Ausreichende Versorgung macht aktive Sterbehilfe und Euthanasie überflüssig

In den vergangenen Tagen war sehr viel von Euthanasie-Konzepten, wie wir sie aus Holland oder Belgien kennen, und vom assistierten Suizid in der Schweiz die Rede. Anlässlich von Allerheiligen und Allerseelen berichteten die Medien unter anderem über Palliativversorgungs-Konzepte, der Suizid der amerikanischen Krebspatientin Brittany Maynard (†29) wurde medial stark aufgegriffen. Und am vergangenen Freitag fand die erste Arbeitssitzung der parlamentarischen Enquete-Kommission „Würde am Ende des Lebens“ statt. Eine insgesamt wichtige Diskussion, bei der allerdings Risiken der „Enttabuisierung“ sinnvoller medizinischer und ethischer Standpunkte und Standards droht und Fehlentwicklungen, wie wir sie aus anderen Ländern kennen, nicht auszuschließen sind.

Einige der in Österreich geäußerten Standpunkte und Forderungen sind allerdings aus ärztlicher Sicht inakzeptabel, ebenso wie Entwicklungen in Belgien, Holland und der Schweiz. So zeigt beispielsweise der niederländische Euthanasiebericht 2013, dass die Fallzahlen in sieben Jahren um 150 Prozent gestiegen sind, in Belgien haben sie sich in drei Jahren verdoppelt.

In Holland gab es insgesamt 42 Fälle von Sterbehilfe aufgrund psychiatrischer Erkrankungen, dreimal mehr als im Jahr davor. Wir wissen: In der medizinischen Praxis erweist sich häufig eine nicht behandelte Depression als Ursache für einen Todeswunsch, der mit angemessener antidepressiver Behandlung aber auch wieder verschwindet. Wir wissen auch, dass schwer kranke Menschen, die schmerztherapeutisch gut versorgt sind, kaum Interesse an aktiver Sterbehilfe oder assistiertem Suizid äußern. Und in den allermeisten Fällen ist zumindest eine Linderung der Schmerzen möglich.

Die Forderung muss also aus ärztlicher Sicht lauten, Patienten in schwierigen Situationen bestmöglich zu versorgen. Das schließt neben der – wenn möglich – ursächlichen Behandlung von Krankheiten eben die Therapie von Schmerz, Ängsten und Depressionen ebenso mit ein wie die Behandlung von Beschwerden wie Übelkeit, Brechreiz, chronischer Verstopfung, Atemnot, Erstickungsgefühle, Hautjucken etc, die für davon Betroffene eine enorme Belastung darstellen können. Die therapeutischen Möglichkeiten zur Symptomlinderungen gibt es, sie müssen auch allen Menschen, die davon profitieren können, zugänglich gemacht werden.

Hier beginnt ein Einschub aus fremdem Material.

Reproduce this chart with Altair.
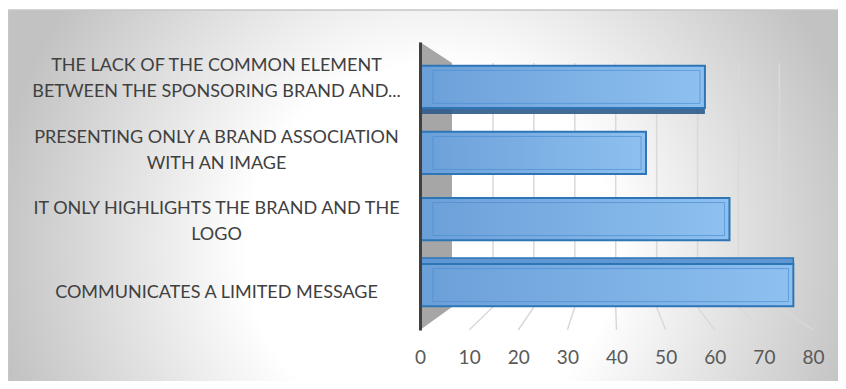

Das alles ist ein sehr klarer Gegenentwurf zu Euthanasie und assistiertem Suizid.

Eine wichtige Rolle spielen hier neben Hospizen, Palliativ-Angeboten und schmerzmedizinischen Einrichtungen in sehr hohem Maße niedergelassene Ärztinnen und Ärzte. Die überwiegende Mehrheit der Menschen äußert in Umfragen den Wunsch, zu Hause zu sterben. Allerdings sterben in der Realität fast zwei Drittel in einem Krankenhaus, was aber dafür kein geeigneter Ort ist. Die Behandlung zu Hause durch den Haus- oder Facharzt hat also einen hohen Stellenwert.

Der Bedarf an dieser Art von Versorgung wird jedenfalls größer werden, weil unsere Gesellschaft älter wird. Hier werden zusätzliche finanzielle Mittel erforderlich sein. In Österreich wird allerdings derzeit zum Beispiel auf dem Gebiet der Schmerzmedizin massiv eingespart, und die Krankenkassen sind nicht bereit, die Schmerztherapie auch nur annähernd angemessen zu honorieren. Dem zunehmenden Bedarf an ärztlichen Leistungen im niedergelassenen Bereich, die eine medizinische und ethische Alternative zu Euthanasie und assistiertem Suizid darstellen, muss durch entsprechende Anpassungen der Vereinbarungen mit den Krankenkassen und durch finanzielle Mehrleistungen durch das Gesundheitssystem Rechnung getragen werden.